§ Task requirements
Gather all lines in the data that hold the string "this".

§ Data provided
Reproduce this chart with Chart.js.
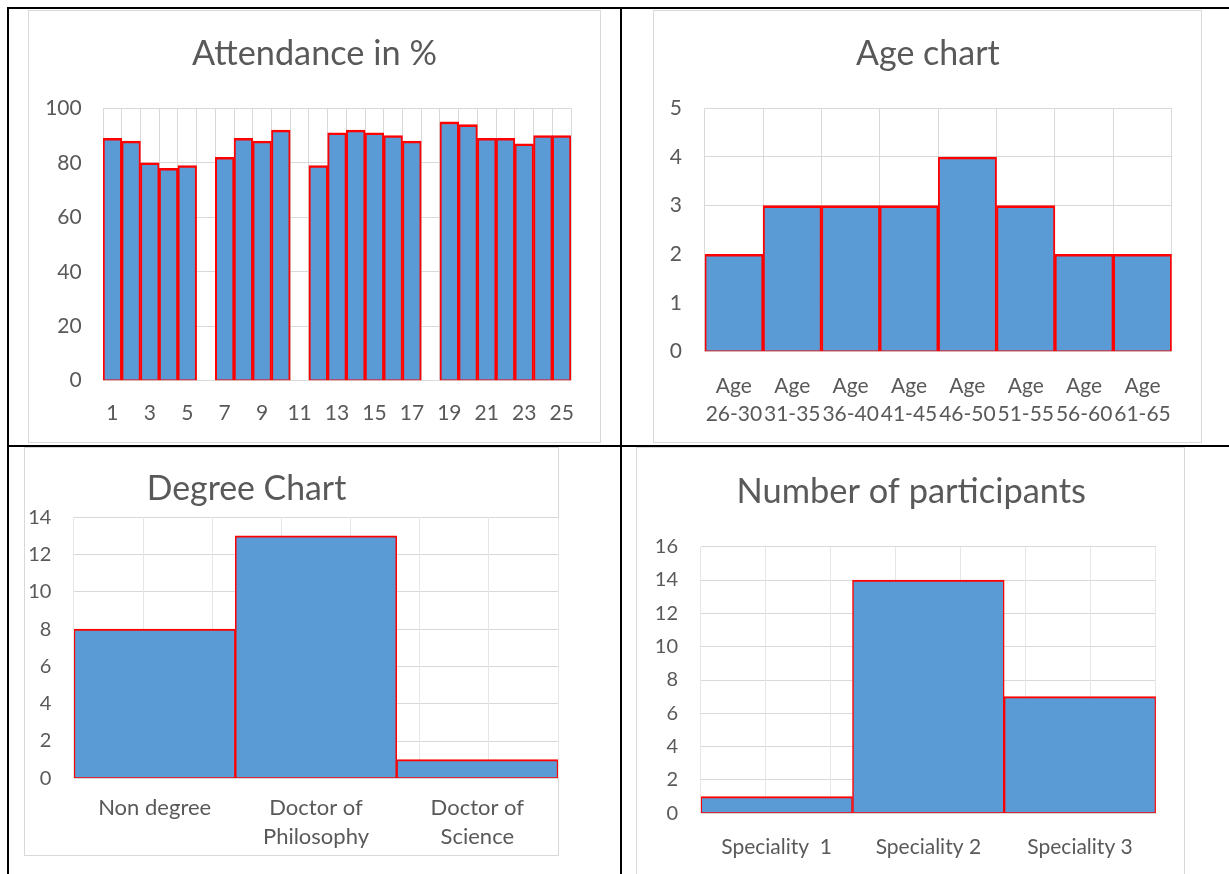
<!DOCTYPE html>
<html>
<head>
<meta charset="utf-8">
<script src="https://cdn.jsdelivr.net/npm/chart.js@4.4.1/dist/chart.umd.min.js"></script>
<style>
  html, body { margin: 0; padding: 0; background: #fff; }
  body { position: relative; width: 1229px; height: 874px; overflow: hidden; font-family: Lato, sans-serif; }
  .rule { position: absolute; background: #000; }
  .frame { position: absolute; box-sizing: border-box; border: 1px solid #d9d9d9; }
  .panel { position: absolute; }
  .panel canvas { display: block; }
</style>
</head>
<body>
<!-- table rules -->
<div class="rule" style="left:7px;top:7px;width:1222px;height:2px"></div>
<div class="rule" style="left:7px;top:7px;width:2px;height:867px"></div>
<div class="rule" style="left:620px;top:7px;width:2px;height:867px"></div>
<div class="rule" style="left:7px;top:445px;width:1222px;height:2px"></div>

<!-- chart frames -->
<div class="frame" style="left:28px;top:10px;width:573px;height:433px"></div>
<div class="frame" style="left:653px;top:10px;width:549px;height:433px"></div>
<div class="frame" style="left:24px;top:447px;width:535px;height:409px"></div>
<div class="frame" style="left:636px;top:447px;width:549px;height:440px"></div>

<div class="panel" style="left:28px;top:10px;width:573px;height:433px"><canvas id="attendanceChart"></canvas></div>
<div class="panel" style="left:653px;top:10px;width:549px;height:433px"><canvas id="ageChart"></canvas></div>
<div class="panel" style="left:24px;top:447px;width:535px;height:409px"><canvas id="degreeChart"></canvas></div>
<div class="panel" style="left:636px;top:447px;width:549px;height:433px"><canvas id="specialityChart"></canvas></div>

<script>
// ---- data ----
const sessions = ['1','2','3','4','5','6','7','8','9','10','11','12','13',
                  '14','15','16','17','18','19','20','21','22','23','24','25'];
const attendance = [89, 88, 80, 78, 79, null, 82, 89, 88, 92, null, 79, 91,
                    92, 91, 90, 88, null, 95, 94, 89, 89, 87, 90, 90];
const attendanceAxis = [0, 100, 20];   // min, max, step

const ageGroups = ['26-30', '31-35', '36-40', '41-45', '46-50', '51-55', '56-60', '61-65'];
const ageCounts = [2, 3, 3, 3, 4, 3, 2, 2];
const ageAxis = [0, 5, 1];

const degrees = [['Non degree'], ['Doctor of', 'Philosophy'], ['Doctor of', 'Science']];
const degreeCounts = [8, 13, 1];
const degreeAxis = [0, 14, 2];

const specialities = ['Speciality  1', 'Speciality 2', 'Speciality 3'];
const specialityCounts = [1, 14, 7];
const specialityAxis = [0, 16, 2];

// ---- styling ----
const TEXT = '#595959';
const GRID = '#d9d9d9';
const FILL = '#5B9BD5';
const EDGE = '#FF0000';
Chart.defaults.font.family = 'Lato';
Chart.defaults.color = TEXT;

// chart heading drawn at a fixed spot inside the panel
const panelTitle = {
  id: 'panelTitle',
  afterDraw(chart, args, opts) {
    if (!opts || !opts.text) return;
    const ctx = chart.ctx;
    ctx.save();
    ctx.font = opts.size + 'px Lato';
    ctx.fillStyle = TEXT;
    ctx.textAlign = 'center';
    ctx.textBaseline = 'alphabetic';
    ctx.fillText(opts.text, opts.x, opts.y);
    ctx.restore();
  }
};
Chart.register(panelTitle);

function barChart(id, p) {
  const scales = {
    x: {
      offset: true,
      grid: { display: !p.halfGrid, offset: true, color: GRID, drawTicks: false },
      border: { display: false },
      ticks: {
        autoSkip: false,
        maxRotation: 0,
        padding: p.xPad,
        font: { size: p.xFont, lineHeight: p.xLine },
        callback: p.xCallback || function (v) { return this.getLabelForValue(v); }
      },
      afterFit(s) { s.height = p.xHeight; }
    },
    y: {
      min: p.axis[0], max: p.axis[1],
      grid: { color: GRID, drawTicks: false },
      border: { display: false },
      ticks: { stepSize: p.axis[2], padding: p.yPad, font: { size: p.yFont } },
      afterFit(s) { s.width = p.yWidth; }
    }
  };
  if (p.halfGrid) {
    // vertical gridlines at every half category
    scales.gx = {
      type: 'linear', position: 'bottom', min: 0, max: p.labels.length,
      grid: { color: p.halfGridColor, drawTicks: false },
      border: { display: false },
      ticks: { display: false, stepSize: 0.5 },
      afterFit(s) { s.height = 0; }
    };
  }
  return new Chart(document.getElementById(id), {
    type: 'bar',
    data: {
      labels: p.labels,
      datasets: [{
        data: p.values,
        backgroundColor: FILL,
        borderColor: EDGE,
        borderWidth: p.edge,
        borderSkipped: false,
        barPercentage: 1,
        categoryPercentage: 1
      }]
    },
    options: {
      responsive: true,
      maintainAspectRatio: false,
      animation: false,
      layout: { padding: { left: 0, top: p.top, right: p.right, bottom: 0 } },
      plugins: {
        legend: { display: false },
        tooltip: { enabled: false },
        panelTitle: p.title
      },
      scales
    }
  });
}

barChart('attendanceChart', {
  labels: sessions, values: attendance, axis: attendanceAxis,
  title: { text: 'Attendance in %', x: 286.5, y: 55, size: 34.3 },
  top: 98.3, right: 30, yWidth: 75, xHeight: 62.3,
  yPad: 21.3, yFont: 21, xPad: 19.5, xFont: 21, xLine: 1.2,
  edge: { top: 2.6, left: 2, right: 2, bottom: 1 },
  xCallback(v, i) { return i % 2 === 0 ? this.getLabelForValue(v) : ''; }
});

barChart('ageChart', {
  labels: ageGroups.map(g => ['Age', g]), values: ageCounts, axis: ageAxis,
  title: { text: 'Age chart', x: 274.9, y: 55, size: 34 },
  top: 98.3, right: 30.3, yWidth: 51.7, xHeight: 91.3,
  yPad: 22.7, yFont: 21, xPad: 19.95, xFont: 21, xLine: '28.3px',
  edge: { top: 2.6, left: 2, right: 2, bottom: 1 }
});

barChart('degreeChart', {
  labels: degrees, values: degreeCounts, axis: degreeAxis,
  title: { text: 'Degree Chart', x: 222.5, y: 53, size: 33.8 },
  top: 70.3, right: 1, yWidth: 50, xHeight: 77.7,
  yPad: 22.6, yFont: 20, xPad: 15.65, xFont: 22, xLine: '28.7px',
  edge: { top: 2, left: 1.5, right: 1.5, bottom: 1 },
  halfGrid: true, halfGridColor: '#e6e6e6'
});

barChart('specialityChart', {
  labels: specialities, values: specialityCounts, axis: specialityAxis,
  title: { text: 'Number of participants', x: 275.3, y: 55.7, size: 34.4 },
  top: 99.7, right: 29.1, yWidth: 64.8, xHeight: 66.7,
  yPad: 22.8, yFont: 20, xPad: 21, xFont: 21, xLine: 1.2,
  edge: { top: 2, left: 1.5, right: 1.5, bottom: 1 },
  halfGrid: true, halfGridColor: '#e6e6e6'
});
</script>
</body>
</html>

§ Correct response
Reproduce this chart with Chart.js.
        callback: p.xCallback || function (v) { return this.getLabelForValue(v); }
  xCallback(v, i) { return i % 2 === 0 ? this.getLabelForValue(v) : ''; }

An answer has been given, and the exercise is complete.